### STATED PROBLEM
Please transcribe the data that follows without the pictures, keeping every word the same.

### COLLECTED DATA
--- Start ---
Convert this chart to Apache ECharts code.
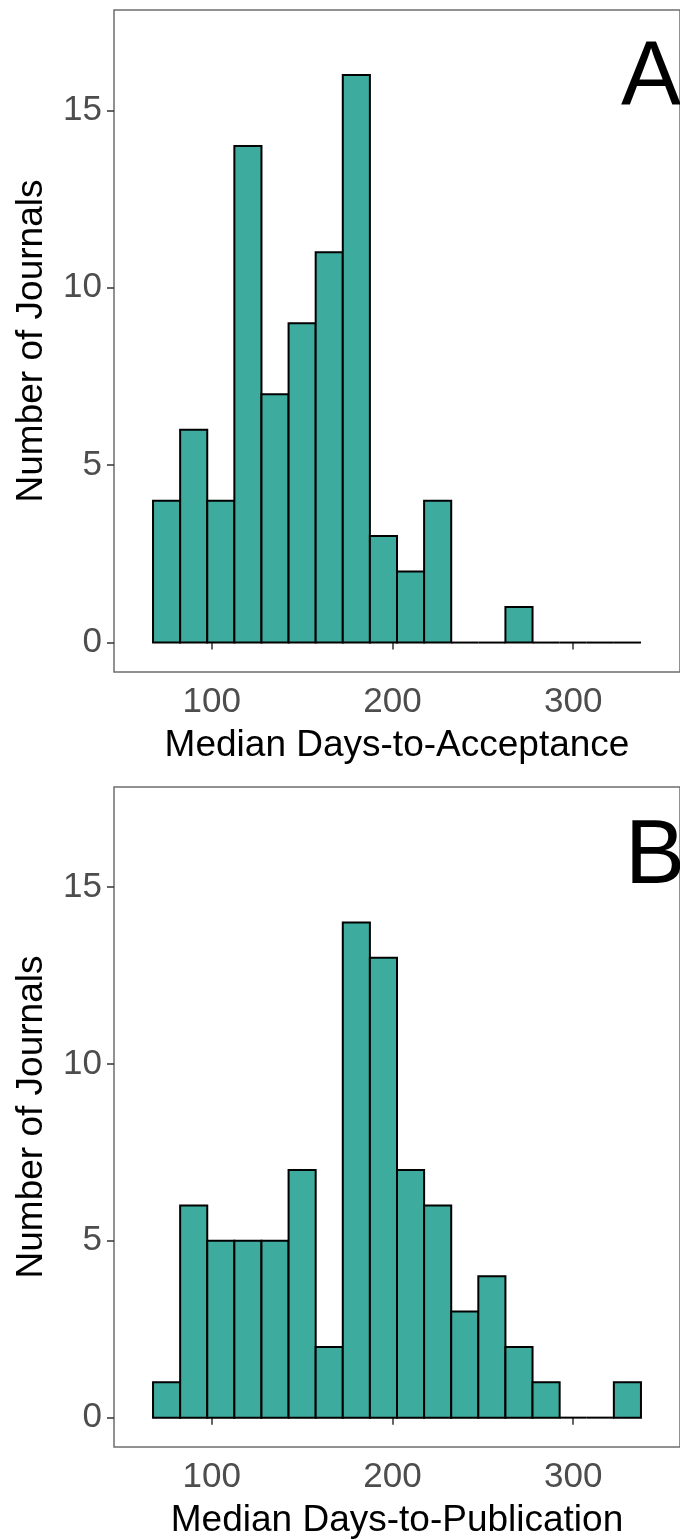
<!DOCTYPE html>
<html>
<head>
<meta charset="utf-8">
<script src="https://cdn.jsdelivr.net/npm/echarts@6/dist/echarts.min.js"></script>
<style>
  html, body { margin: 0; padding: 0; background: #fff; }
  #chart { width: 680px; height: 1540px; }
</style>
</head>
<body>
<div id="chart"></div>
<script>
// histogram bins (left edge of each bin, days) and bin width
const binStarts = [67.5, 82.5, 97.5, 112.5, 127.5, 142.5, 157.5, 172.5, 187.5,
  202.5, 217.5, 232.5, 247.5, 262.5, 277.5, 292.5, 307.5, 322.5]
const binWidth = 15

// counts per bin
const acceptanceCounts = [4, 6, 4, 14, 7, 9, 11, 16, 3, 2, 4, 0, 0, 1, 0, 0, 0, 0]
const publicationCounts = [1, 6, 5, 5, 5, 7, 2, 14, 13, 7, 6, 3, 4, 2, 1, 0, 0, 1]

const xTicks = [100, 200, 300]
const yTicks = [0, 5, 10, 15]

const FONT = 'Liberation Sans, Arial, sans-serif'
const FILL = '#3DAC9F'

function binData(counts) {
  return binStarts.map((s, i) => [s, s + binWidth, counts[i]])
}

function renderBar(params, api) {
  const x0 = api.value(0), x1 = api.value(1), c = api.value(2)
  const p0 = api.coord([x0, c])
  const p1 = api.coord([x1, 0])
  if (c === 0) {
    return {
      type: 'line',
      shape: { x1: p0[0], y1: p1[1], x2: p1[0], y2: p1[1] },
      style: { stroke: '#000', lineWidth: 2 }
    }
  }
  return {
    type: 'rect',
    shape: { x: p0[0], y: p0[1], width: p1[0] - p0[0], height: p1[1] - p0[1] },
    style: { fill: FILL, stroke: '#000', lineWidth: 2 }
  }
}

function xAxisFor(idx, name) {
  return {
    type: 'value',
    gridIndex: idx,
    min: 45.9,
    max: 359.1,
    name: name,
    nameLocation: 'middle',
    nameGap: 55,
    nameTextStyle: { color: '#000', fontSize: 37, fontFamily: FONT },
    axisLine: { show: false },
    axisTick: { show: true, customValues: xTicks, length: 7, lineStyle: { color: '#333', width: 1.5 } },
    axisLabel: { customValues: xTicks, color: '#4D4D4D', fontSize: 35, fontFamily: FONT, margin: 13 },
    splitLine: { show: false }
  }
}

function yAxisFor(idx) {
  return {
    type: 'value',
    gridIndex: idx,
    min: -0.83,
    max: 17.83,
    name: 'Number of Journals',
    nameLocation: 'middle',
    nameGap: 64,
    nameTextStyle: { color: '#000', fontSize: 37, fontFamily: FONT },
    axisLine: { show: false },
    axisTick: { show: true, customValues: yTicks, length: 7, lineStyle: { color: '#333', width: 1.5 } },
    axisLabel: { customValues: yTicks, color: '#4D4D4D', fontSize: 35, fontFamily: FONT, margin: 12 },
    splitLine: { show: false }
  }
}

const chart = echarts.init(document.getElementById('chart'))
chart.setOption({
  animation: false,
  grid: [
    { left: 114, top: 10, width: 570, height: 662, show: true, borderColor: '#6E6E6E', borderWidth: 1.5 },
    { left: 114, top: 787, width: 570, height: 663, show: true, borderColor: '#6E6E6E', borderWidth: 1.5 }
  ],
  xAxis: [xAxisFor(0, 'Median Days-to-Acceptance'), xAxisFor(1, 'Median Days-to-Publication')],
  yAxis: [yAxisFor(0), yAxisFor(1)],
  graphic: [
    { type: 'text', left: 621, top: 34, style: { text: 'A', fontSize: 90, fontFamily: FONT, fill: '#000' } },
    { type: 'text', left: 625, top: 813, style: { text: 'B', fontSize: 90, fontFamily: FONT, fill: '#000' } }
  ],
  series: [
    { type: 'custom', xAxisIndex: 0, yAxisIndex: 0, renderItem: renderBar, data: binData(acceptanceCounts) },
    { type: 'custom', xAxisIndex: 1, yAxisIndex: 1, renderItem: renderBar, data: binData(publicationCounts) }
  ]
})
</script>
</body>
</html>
--- End ---
### ANSWER TO THE EXERCISE
Convert this chart to Apache ECharts code.
<!DOCTYPE html>
<html>
<head>
<meta charset="utf-8">
<script src="https://cdn.jsdelivr.net/npm/echarts@6/dist/echarts.min.js"></script>
<style>
  html, body { margin: 0; padding: 0; background: #fff; }
  #chart { width: 680px; height: 1540px; }
</style>
</head>
<body>
<div id="chart"></div>
<script>
// histogram bins (left edge of each bin, days) and bin width
const binStarts = [67.5, 82.5, 97.5, 112.5, 127.5, 142.5, 157.5, 172.5, 187.5,
  202.5, 217.5, 232.5, 247.5, 262.5, 277.5, 292.5, 307.5, 322.5]
const binWidth = 15

// counts per bin
const acceptanceCounts = [4, 6, 4, 14, 7, 9, 11, 16, 3, 2, 4, 0, 0, 1, 0, 0, 0, 0]
const publicationCounts = [1, 6, 5, 5, 5, 7, 2, 14, 13, 7, 6, 3, 4, 2, 1, 0, 0, 1]

const xTicks = [100, 200, 300]
const yTicks = [0, 5, 10, 15]

const FONT = 'Liberation Sans, Arial, sans-serif'
const FILL = '#3DAC9F'

function binData(counts) {
  return binStarts.map((s, i) => [s, s + binWidth, counts[i]])
}

function renderBar(params, api) {
  const x0 = api.value(0), x1 = api.value(1), c = api.value(2)
  const p0 = api.coord([x0, c])
  const p1 = api.coord([x1, 0])
  if (c === 0) {
    return {
      type: 'line',
      shape: { x1: p0[0], y1: p1[1], x2: p1[0], y2: p1[1] },
      style: { stroke: '#000', lineWidth: 2 }
    }
  }
  return {
    type: 'rect',
    shape: { x: p0[0], y: p0[1], width: p1[0] - p0[0], height: p1[1] - p0[1] },
    style: { fill: FILL, stroke: '#000', lineWidth: 2 }
  }
}

function xAxisFor(idx, name) {
  return {
    type: 'value',
    gridIndex: idx,
    min: 45.9,
    max: 359.1,
    name: name,
    nameLocation: 'middle',
    nameGap: 55,
    nameTextStyle: { color: '#000', fontSize: 37, fontFamily: FONT },
    axisLine: { show: false },
    axisTick: { show: true, customValues: xTicks, length: 7, lineStyle: { color: '#333', width: 1.5 } },
    axisLabel: { customValues: xTicks, color: '#4D4D4D', fontSize: 35, fontFamily: FONT, margin: 13 },
    splitLine: { show: false }
  }
}

function yAxisFor(idx) {
  return {
    type: 'value',
    gridIndex: idx,
    min: -0.83,
    max: 17.83,
    name: 'Number of Journals',
    nameLocation: 'middle',
    nameGap: 64,
    nameTextStyle: { color: '#000', fontSize: 37, fontFamily: FONT },
    axisLine: { show: false },
    axisTick: { show: true, customValues: yTicks, length: 7, lineStyle: { color: '#333', width: 1.5 } },
    axisLabel: { customValues: yTicks, color: '#4D4D4D', fontSize: 35, fontFamily: FONT, margin: 12 },
    splitLine: { show: false }
  }
}

const chart = echarts.init(document.getElementById('chart'))
chart.setOption({
  animation: false,
  grid: [
    { left: 114, top: 10, width: 570, height: 662, show: true, borderColor: '#6E6E6E', borderWidth: 1.5 },
    { left: 114, top: 787, width: 570, height: 663, show: true, borderColor: '#6E6E6E', borderWidth: 1.5 }
  ],
  xAxis: [xAxisFor(0, 'Median Days-to-Acceptance'), xAxisFor(1, 'Median Days-to-Publication')],
  yAxis: [yAxisFor(0), yAxisFor(1)],
  graphic: [
    { type: 'text', left: 621, top: 34, style: { text: 'A', fontSize: 90, fontFamily: FONT, fill: '#000' } },
    { type: 'text', left: 625, top: 813, style: { text: 'B', fontSize: 90, fontFamily: FONT, fill: '#000' } }
  ],
  series: [
    { type: 'custom', xAxisIndex: 0, yAxisIndex: 0, renderItem: renderBar, data: binData(acceptanceCounts) },
    { type: 'custom', xAxisIndex: 1, yAxisIndex: 1, renderItem: renderBar, data: binData(publicationCounts) }
  ]
})
</script>
</body>
</html>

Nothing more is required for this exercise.